TASK REQUIREMENTS
Return each line of the data below verbatim; pictures are to be left out.

******************************

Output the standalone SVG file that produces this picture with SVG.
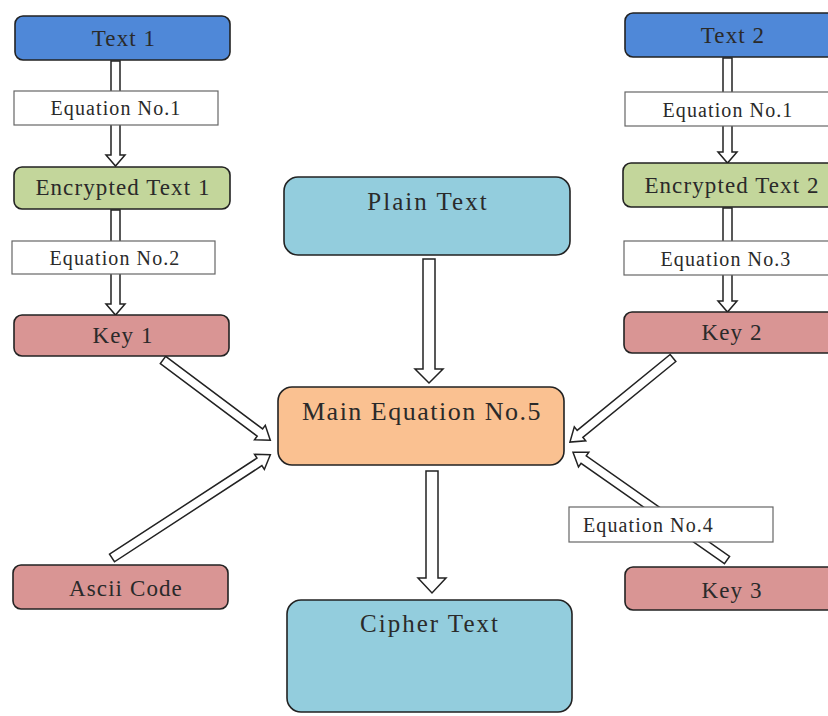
<svg xmlns="http://www.w3.org/2000/svg" width="828" height="716" viewBox="0 0 828 716">
<style>
.n{stroke:#222;stroke-width:1.6}
.blue{fill:#4f88d8}.green{fill:#c3d69b}.red{fill:#d99594}.lb{fill:#93cddd}.or{fill:#fac191}
.eq{fill:#fff;stroke:#666;stroke-width:1.2}
.arr{fill:#fff;stroke:#222;stroke-width:1.5;stroke-linejoin:miter}
text{font-family:"Liberation Serif","Times New Roman",serif;fill:#2a2a2a;text-anchor:middle}
.t20{font-size:23px;letter-spacing:1.1px}.t17{font-size:20px;letter-spacing:1.1px}.t23{font-size:25px;letter-spacing:2px}.t25{font-size:26px;letter-spacing:1.5px}
</style>
<rect width="828" height="716" fill="#fff"/>
<g id="connectors">
<polygon class="arr" points="111,61 120,61 120,155 125,155 115.5,166 106,155 111,155"/>
<polygon class="arr" points="111,210 120,210 120,304 125,304 115.5,315 106,304 111,304"/>
<polygon class="arr" points="723,58 732,58 732,152 737,152 727.5,163 718,152 723,152"/>
<polygon class="arr" points="723,208 732,208 732,301 737,301 727.5,312 718,301 723,301"/>
<polygon class="arr" points="423,259 435,259 435,369 443,369 429,383 415,369 423,369"/>
<polygon class="arr" points="426,471 438,471 438,578 446,578 432,593 418,578 426,578"/>
<polygon class="arr" transform="translate(163,360) rotate(36.8)" points="0,-4.5 121,-4.5 121,-9 134,0 121,9 121,4.5 0,4.5"/>
<polygon class="arr" transform="translate(112,558) rotate(-33.1)" points="0,-4.5 176,-4.5 176,-9 189,0 176,9 176,4.5 0,4.5"/>
<polygon class="arr" transform="translate(673,358) rotate(140.8)" points="0,-4.5 120,-4.5 120,-9 133,0 120,9 120,4.5 0,4.5"/>
<polygon class="arr" transform="translate(727,560) rotate(-145)" points="0,-4.5 175,-4.5 175,-9 188,0 175,9 175,4.5 0,4.5"/>
</g>
<g id="eq1a"><rect class="eq" x="14" y="91" width="204" height="34"/><text class="t17" x="116" y="115">Equation No.1</text></g>
<g id="eq2"><rect class="eq" x="12" y="241" width="203" height="33"/><text class="t17" x="115" y="265">Equation No.2</text></g>
<g id="eq1b"><rect class="eq" x="625" y="92" width="205" height="34"/><text class="t17" x="728" y="117">Equation No.1</text></g>
<g id="eq3"><rect class="eq" x="624" y="241" width="206" height="34"/><text class="t17" x="726" y="266">Equation No.3</text></g>
<g id="eq4"><rect class="eq" x="569" y="507" width="204" height="35"/><text class="t17" x="583" y="532" style="text-anchor:start">Equation No.4</text></g>
<g id="text1"><rect class="n blue" x="15" y="16" width="215" height="44" rx="8"/><text class="t20" x="124" y="46">Text 1</text></g>
<g id="enc1"><rect class="n green" x="14" y="167" width="216" height="42" rx="8"/><text class="t20" x="123" y="195">Encrypted Text 1</text></g>
<g id="key1"><rect class="n red" x="14" y="315" width="215" height="41" rx="8"/><text class="t20" x="123" y="343">Key 1</text></g>
<g id="text2"><rect class="n blue" x="625" y="13" width="215" height="44" rx="8"/><text class="t20" x="733" y="43">Text 2</text></g>
<g id="enc2"><rect class="n green" x="623" y="163" width="217" height="44" rx="8"/><text class="t20" x="732" y="193">Encrypted Text 2</text></g>
<g id="key2"><rect class="n red" x="624" y="312" width="216" height="41" rx="8"/><text class="t20" x="732" y="340">Key 2</text></g>
<g id="plain"><rect class="n lb" x="284" y="177" width="286" height="78" rx="14"/><text class="t23" x="428" y="210">Plain Text</text></g>
<g id="main"><rect class="n or" x="278" y="387" width="286" height="78" rx="14"/><text class="t25" x="422" y="420">Main Equation No.5</text></g>
<g id="cipher"><rect class="n lb" x="287" y="600" width="285" height="112" rx="14"/><text class="t23" x="430" y="632">Cipher Text</text></g>
<g id="ascii"><rect class="n red" x="13" y="565" width="215" height="44" rx="8"/><text class="t20" x="126" y="596">Ascii Code</text></g>
<g id="key3"><rect class="n red" x="625" y="567" width="215" height="43" rx="8"/><text class="t20" x="732" y="598">Key 3</text></g>
</svg>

******************************

THE ANSWER
Output the standalone SVG file that produces this picture with SVG.
<svg xmlns="http://www.w3.org/2000/svg" width="828" height="716" viewBox="0 0 828 716">
<style>
.n{stroke:#222;stroke-width:1.6}
.blue{fill:#4f88d8}.green{fill:#c3d69b}.red{fill:#d99594}.lb{fill:#93cddd}.or{fill:#fac191}
.eq{fill:#fff;stroke:#666;stroke-width:1.2}
.arr{fill:#fff;stroke:#222;stroke-width:1.5;stroke-linejoin:miter}
text{font-family:"Liberation Serif","Times New Roman",serif;fill:#2a2a2a;text-anchor:middle}
.t20{font-size:23px;letter-spacing:1.1px}.t17{font-size:20px;letter-spacing:1.1px}.t23{font-size:25px;letter-spacing:2px}.t25{font-size:26px;letter-spacing:1.5px}
</style>
<rect width="828" height="716" fill="#fff"/>
<g id="connectors">
<polygon class="arr" points="111,61 120,61 120,155 125,155 115.5,166 106,155 111,155"/>
<polygon class="arr" points="111,210 120,210 120,304 125,304 115.5,315 106,304 111,304"/>
<polygon class="arr" points="723,58 732,58 732,152 737,152 727.5,163 718,152 723,152"/>
<polygon class="arr" points="723,208 732,208 732,301 737,301 727.5,312 718,301 723,301"/>
<polygon class="arr" points="423,259 435,259 435,369 443,369 429,383 415,369 423,369"/>
<polygon class="arr" points="426,471 438,471 438,578 446,578 432,593 418,578 426,578"/>
<polygon class="arr" transform="translate(163,360) rotate(36.8)" points="0,-4.5 121,-4.5 121,-9 134,0 121,9 121,4.5 0,4.5"/>
<polygon class="arr" transform="translate(112,558) rotate(-33.1)" points="0,-4.5 176,-4.5 176,-9 189,0 176,9 176,4.5 0,4.5"/>
<polygon class="arr" transform="translate(673,358) rotate(140.8)" points="0,-4.5 120,-4.5 120,-9 133,0 120,9 120,4.5 0,4.5"/>
<polygon class="arr" transform="translate(727,560) rotate(-145)" points="0,-4.5 175,-4.5 175,-9 188,0 175,9 175,4.5 0,4.5"/>
</g>
<g id="eq1a"><rect class="eq" x="14" y="91" width="204" height="34"/><text class="t17" x="116" y="115">Equation No.1</text></g>
<g id="eq2"><rect class="eq" x="12" y="241" width="203" height="33"/><text class="t17" x="115" y="265">Equation No.2</text></g>
<g id="eq1b"><rect class="eq" x="625" y="92" width="205" height="34"/><text class="t17" x="728" y="117">Equation No.1</text></g>
<g id="eq3"><rect class="eq" x="624" y="241" width="206" height="34"/><text class="t17" x="726" y="266">Equation No.3</text></g>
<g id="eq4"><rect class="eq" x="569" y="507" width="204" height="35"/><text class="t17" x="583" y="532" style="text-anchor:start">Equation No.4</text></g>
<g id="text1"><rect class="n blue" x="15" y="16" width="215" height="44" rx="8"/><text class="t20" x="124" y="46">Text 1</text></g>
<g id="enc1"><rect class="n green" x="14" y="167" width="216" height="42" rx="8"/><text class="t20" x="123" y="195">Encrypted Text 1</text></g>
<g id="key1"><rect class="n red" x="14" y="315" width="215" height="41" rx="8"/><text class="t20" x="123" y="343">Key 1</text></g>
<g id="text2"><rect class="n blue" x="625" y="13" width="215" height="44" rx="8"/><text class="t20" x="733" y="43">Text 2</text></g>
<g id="enc2"><rect class="n green" x="623" y="163" width="217" height="44" rx="8"/><text class="t20" x="732" y="193">Encrypted Text 2</text></g>
<g id="key2"><rect class="n red" x="624" y="312" width="216" height="41" rx="8"/><text class="t20" x="732" y="340">Key 2</text></g>
<g id="plain"><rect class="n lb" x="284" y="177" width="286" height="78" rx="14"/><text class="t23" x="428" y="210">Plain Text</text></g>
<g id="main"><rect class="n or" x="278" y="387" width="286" height="78" rx="14"/><text class="t25" x="422" y="420">Main Equation No.5</text></g>
<g id="cipher"><rect class="n lb" x="287" y="600" width="285" height="112" rx="14"/><text class="t23" x="430" y="632">Cipher Text</text></g>
<g id="ascii"><rect class="n red" x="13" y="565" width="215" height="44" rx="8"/><text class="t20" x="126" y="596">Ascii Code</text></g>
<g id="key3"><rect class="n red" x="625" y="567" width="215" height="43" rx="8"/><text class="t20" x="732" y="598">Key 3</text></g>
</svg>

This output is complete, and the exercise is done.